Control variables, also known as controlled variables, are properties that researchers hold constant for all observations in an experiment. While these variables are not the primary focus of the research, keeping their values consistent helps the study establish the true relationships between the independent and dependent variables. Control variables are different from control groups.
In science, researchers assess the effects that the independent variables have on the dependent variable. However, other variables can also affect the outcome. If the scientists do not control these other variables, they can distort the primary results of interest. In other words, left uncontrolled, those other factors become confounders that can bias the findings. The uncontrolled variables may be responsible for the changes in the outcomes rather than your treatment or experimental variables.

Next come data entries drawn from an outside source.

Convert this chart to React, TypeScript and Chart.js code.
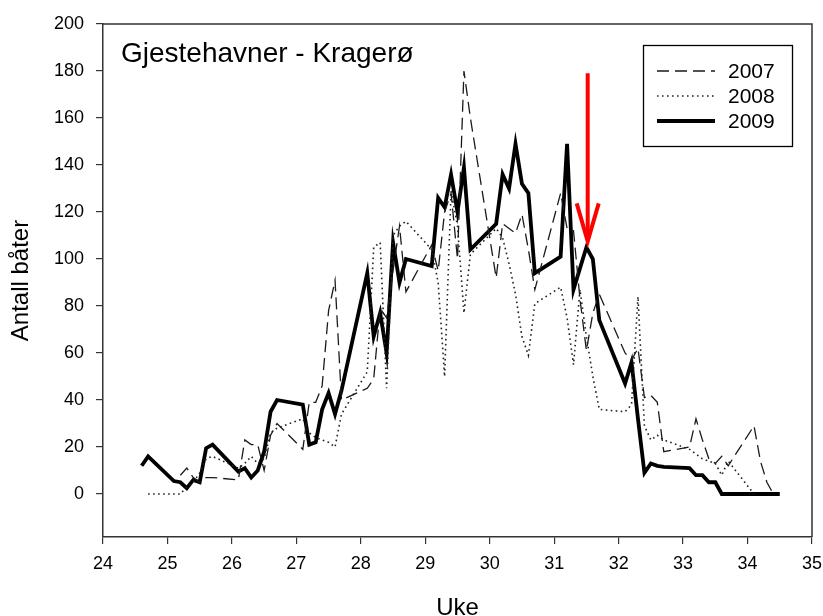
import React, { useEffect, useRef } from "react";
import { Chart, registerables } from "chart.js";

Chart.register(...registerables);

const FONT = "'Liberation Sans', Arial, Helvetica, sans-serif";

const CHART_TITLE = "Gjestehavner - Kragerø";
const X_TITLE = "Uke";
const Y_TITLE = "Antall båter";
const SERIES_LABELS = ["2007", "2008", "2009"];

const X_MIN = 24;
const X_MAX = 35;
const X_STEP = 1;
const Y_MIN = -18.3;
const Y_MAX = 200;
const Y_TICKS = [0, 20, 40, 60, 80, 100, 120, 140, 160, 180, 200];

// week.day (day 1-7)
const WEEKS_2007 = [
  25.2, 25.3, 25.4, 25.5, 25.6, 25.7,
  26.1, 26.2, 26.3, 26.4, 26.5, 26.6, 26.7,
  27.1, 27.2, 27.3, 27.4, 27.5, 27.6, 27.7,
  28.1, 28.2, 28.3, 28.4, 28.5, 28.6, 28.7,
  29.1, 29.2, 29.3, 29.4, 29.5, 29.6, 29.7,
  30.1, 30.2, 30.3, 30.4, 30.5, 30.6, 30.7,
  31.1, 31.2, 31.3, 31.4, 31.5, 31.6, 31.7,
  32.1, 32.2, 32.3, 32.4, 32.5, 32.6, 32.7,
  33.1, 33.2, 33.3, 33.4, 33.5, 33.6, 33.7,
  34.1, 34.2, 34.3, 34.4,
];
const COUNTS_2007 = [
  8, 11, 7, 5, 7, 7,
  6, 23, 21, 21, 10, 25, 30,
  19, 39, 39, 46, 78, 91, 40,
  45, 49, 79, 75, 95, 114, 86,
  106, 95, 120, 128, 100, 180, 160,
  92, 115, 113, 111, 119, 104, 87,
  128, 113, 112, 83, 61, 77, 85,
  60, 57, 62, 41, 42, 39, 18,
  20, 32, 23, 15, 13, 16, 12,
  29, 14, 5, 0,
];

const WEEKS_2008 = [
  24.7,
  25.1, 25.2, 25.3, 25.4, 25.5, 25.6, 25.7,
  26.1, 26.2, 26.3, 26.4, 26.5, 26.6, 26.7,
  27.1, 27.2, 27.3, 27.4, 27.5, 27.6, 27.7,
  28.1, 28.2, 28.3, 28.4, 28.5, 28.6, 28.7,
  29.1, 29.2, 29.3, 29.4, 29.5, 29.6, 29.7,
  30.1, 30.2, 30.3, 30.4, 30.5, 30.6, 30.7,
  31.1, 31.2, 31.3, 31.4, 31.5, 31.6, 31.7,
  32.1, 32.2, 32.3, 32.4, 32.5, 32.6, 32.7,
  33.1, 33.2, 33.3, 33.4, 33.5, 33.6, 33.7,
  34.1,
];
const COUNTS_2008 = [
  0,
  0, 0, 3, 5, 9, 15, 16,
  11, 13, 16, 13, 15, 26, 28,
  32, 26, 24, 23, 22, 20, 34,
  52, 105, 107, 45, 110, 114, 116,
  104, 90, 50, 129, 114, 77, 102,
  113, 109, 98, 85, 67, 59, 81,
  88, 75, 55, 87, 67, 50, 36,
  35, 38, 84, 29, 23, 25, 23,
  19, 17, 15, 14, 13, 8, 14,
  0,
];

const WEEKS_2009 = [
  24.6, 24.7,
  25.1, 25.2, 25.3, 25.4, 25.5, 25.6, 25.7,
  26.1, 26.2, 26.3, 26.4, 26.5, 26.6, 26.7,
  27.1, 27.2, 27.3, 27.4, 27.5, 27.6, 27.7,
  28.1, 28.2, 28.3, 28.4, 28.5, 28.6, 28.7,
  29.1, 29.2, 29.3, 29.4, 29.5, 29.6, 29.7,
  30.1, 30.2, 30.3, 30.4, 30.5, 30.6, 30.7,
  31.1, 31.2, 31.3, 31.4, 31.5, 31.6, 31.7,
  32.1, 32.2, 32.3, 32.4, 32.5, 32.6, 32.7,
  33.1, 33.2, 33.3, 33.4, 33.5, 33.6, 33.7,
  34.1, 34.2, 34.3, 34.4, 34.5,
];
const COUNTS_2009 = [
  12, 16,
  5.5, 5, 2.5, 6, 5, 19.5, 21,
  9.5, 11, 7, 10, 18, 35, 40,
  38, 21, 22, 36, 43, 34, 44,
  94, 67, 77, 60, 107, 90, 100,
  97, 126, 122, 136, 120, 139, 104,
  115, 136, 130, 149, 132, 128, 94,
  101, 149, 87, 96, 105, 100, 74,
  47, 56, 32, 9, 13, 12, 11.5,
  11, 8, 8, 5, 5, 0, 0,
  0, 0, 0, 0, 0,
];

// red arrow annotation (data units)
const ARROW_X = 31.52;
const ARROW_TOP = 179;
const ARROW_TIP = 107.5;

const toPoints = (xs: number[], ys: number[]) => xs.map((x, i) => ({ x, y: ys[i] }));

const overlayPlugin = {
  id: "overlay",
  afterDatasetsDraw(chart: any) {
    const { ctx, chartArea: a, scales } = chart;
    ctx.save();
    // frame top/right
    ctx.strokeStyle = "#333";
    ctx.lineWidth = 1.5;
    ctx.setLineDash([]);
    ctx.beginPath();
    ctx.moveTo(a.left, a.top);
    ctx.lineTo(a.right, a.top);
    ctx.lineTo(a.right, a.bottom);
    ctx.stroke();

    // title inside plot
    ctx.fillStyle = "#000";
    ctx.font = `28px ${FONT}`;
    ctx.textAlign = "left";
    ctx.textBaseline = "alphabetic";
    ctx.fillText(CHART_TITLE, a.left + 18, a.top + 38);

    // legend
    const bw = 149;
    const bh = 101;
    const bx = a.right - 20 - bw;
    const by = a.top + 21;
    ctx.fillStyle = "#fff";
    ctx.fillRect(bx, by, bw, bh);
    ctx.strokeStyle = "#000";
    ctx.lineWidth = 1.3;
    ctx.strokeRect(bx + 0.5, by + 0.5, bw, bh);
    chart.data.datasets.forEach((ds: any, i: number) => {
      const y = by + 26 + i * 25;
      ctx.save();
      ctx.strokeStyle = ds.borderColor;
      ctx.lineWidth = ds.borderWidth;
      ctx.setLineDash(ds.borderDash || []);
      ctx.beginPath();
      ctx.moveTo(bx + 14, y);
      ctx.lineTo(bx + 72, y);
      ctx.stroke();
      ctx.restore();
      ctx.fillStyle = "#000";
      ctx.font = `21px ${FONT}`;
      ctx.textAlign = "left";
      ctx.textBaseline = "middle";
      ctx.fillText(ds.label, bx + 85, y + 1);
    });

    // red arrow
    const px = scales.x.getPixelForValue(ARROW_X);
    const yTop = scales.y.getPixelForValue(ARROW_TOP);
    const yTip = scales.y.getPixelForValue(ARROW_TIP);
    ctx.strokeStyle = "#f00";
    ctx.lineWidth = 4;
    ctx.lineJoin = "miter";
    ctx.beginPath();
    ctx.moveTo(px, yTop);
    ctx.lineTo(px, yTip - 3);
    ctx.stroke();
    ctx.beginPath();
    ctx.moveTo(px - 11, yTip - 38);
    ctx.lineTo(px, yTip);
    ctx.lineTo(px + 11, yTip - 38);
    ctx.stroke();
    ctx.restore();
  },
};

export default function App() {
  const ref = useRef<HTMLCanvasElement | null>(null);

  useEffect(() => {
    if (!ref.current) return;
    const chart = new Chart(ref.current, {
      type: "line",
      data: {
        datasets: [
          {
            label: SERIES_LABELS[0],
            data: toPoints(WEEKS_2007, COUNTS_2007),
            borderColor: "#1a1a1a",
            borderWidth: 1.3,
            borderDash: [12, 6],
            pointRadius: 0,
            fill: false,
            tension: 0,
          },
          {
            label: SERIES_LABELS[1],
            data: toPoints(WEEKS_2008, COUNTS_2008),
            borderColor: "#222",
            borderWidth: 1.6,
            borderDash: [1.6, 3.4],
            pointRadius: 0,
            fill: false,
            tension: 0,
          },
          {
            label: SERIES_LABELS[2],
            data: toPoints(WEEKS_2009, COUNTS_2009),
            borderColor: "#000",
            borderWidth: 3.8,
            pointRadius: 0,
            fill: false,
            tension: 0,
          },
        ],
      },
      options: {
        animation: false,
        responsive: false,
        devicePixelRatio: 1,
        layout: { padding: { top: 24, right: 11, left: 0, bottom: 0 } },
        plugins: { legend: { display: false }, tooltip: { enabled: false } },
        scales: {
          x: {
            type: "linear",
            min: X_MIN,
            max: X_MAX,
            ticks: { stepSize: X_STEP, color: "#000", font: { family: FONT, size: 18 }, padding: 9, maxRotation: 0 },
            grid: { drawOnChartArea: false, drawTicks: true, tickLength: 7, color: "#333", lineWidth: 1.2 },
            border: { display: true, color: "#333", width: 1.5 },
            title: {
              display: true,
              text: X_TITLE,
              color: "#000",
              font: { family: FONT, size: 24, lineHeight: 1 },
              padding: { top: 0, bottom: -4 },
            },
            afterFit: (s: any) => {
              s.height = 79;
              s.paddingLeft = 0;
              s.paddingRight = 0;
            },
          },
          y: {
            type: "linear",
            min: Y_MIN,
            max: Y_MAX,
            afterBuildTicks: (s: any) => {
              s.ticks = Y_TICKS.map((v) => ({ value: v }));
            },
            ticks: { color: "#000", font: { family: FONT, size: 18 }, padding: 12 },
            grid: { drawOnChartArea: false, drawTicks: true, tickLength: 7, color: "#333", lineWidth: 1.2 },
            border: { display: true, color: "#333", width: 1.5 },
            title: {
              display: true,
              text: Y_TITLE,
              color: "#000",
              font: { family: FONT, size: 24, lineHeight: 1.2 },
              padding: { top: 7, bottom: 0 },
            },
            afterFit: (s: any) => {
              s.width = 103;
              s.paddingTop = 0;
              s.paddingBottom = 0;
            },
          },
        },
      },
      plugins: [overlayPlugin],
    } as any);
    return () => chart.destroy();
  }, []);

  return (
    <div style={{ position: "absolute", left: 0, top: 0, width: 823, height: 616, background: "#fff" }}>
      <canvas ref={ref} width={823} height={616} style={{ display: "block" }} />
    </div>
  );
}
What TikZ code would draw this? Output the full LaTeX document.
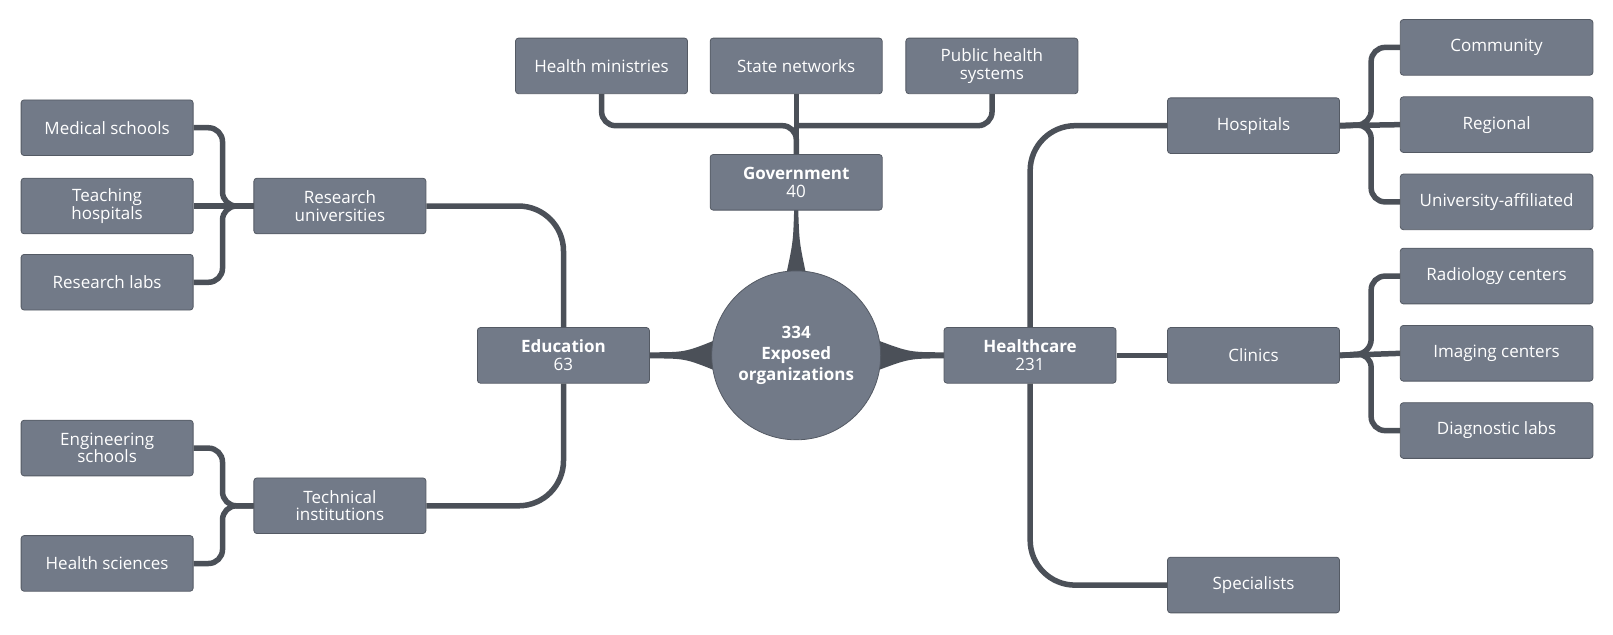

Consequently, researchers control the values of these other variables.
Suppose you are performing an experiment involving different types of fertilizers and plant growth. Those are your primary variables of interest. However, you also know that soil moisture, sunlight, and temperature affect plant growth. If you don’t hold these variables constant for all observations, they might explain the plant growth differences you observe. Consequently, moisture, sunlight, and temperature are essential control variables for your study. These variables can be controlled by keeping their values constant for all observations in your experiment. That way, if you do see plant growth differences, you can be more confident that the fertilizers caused them.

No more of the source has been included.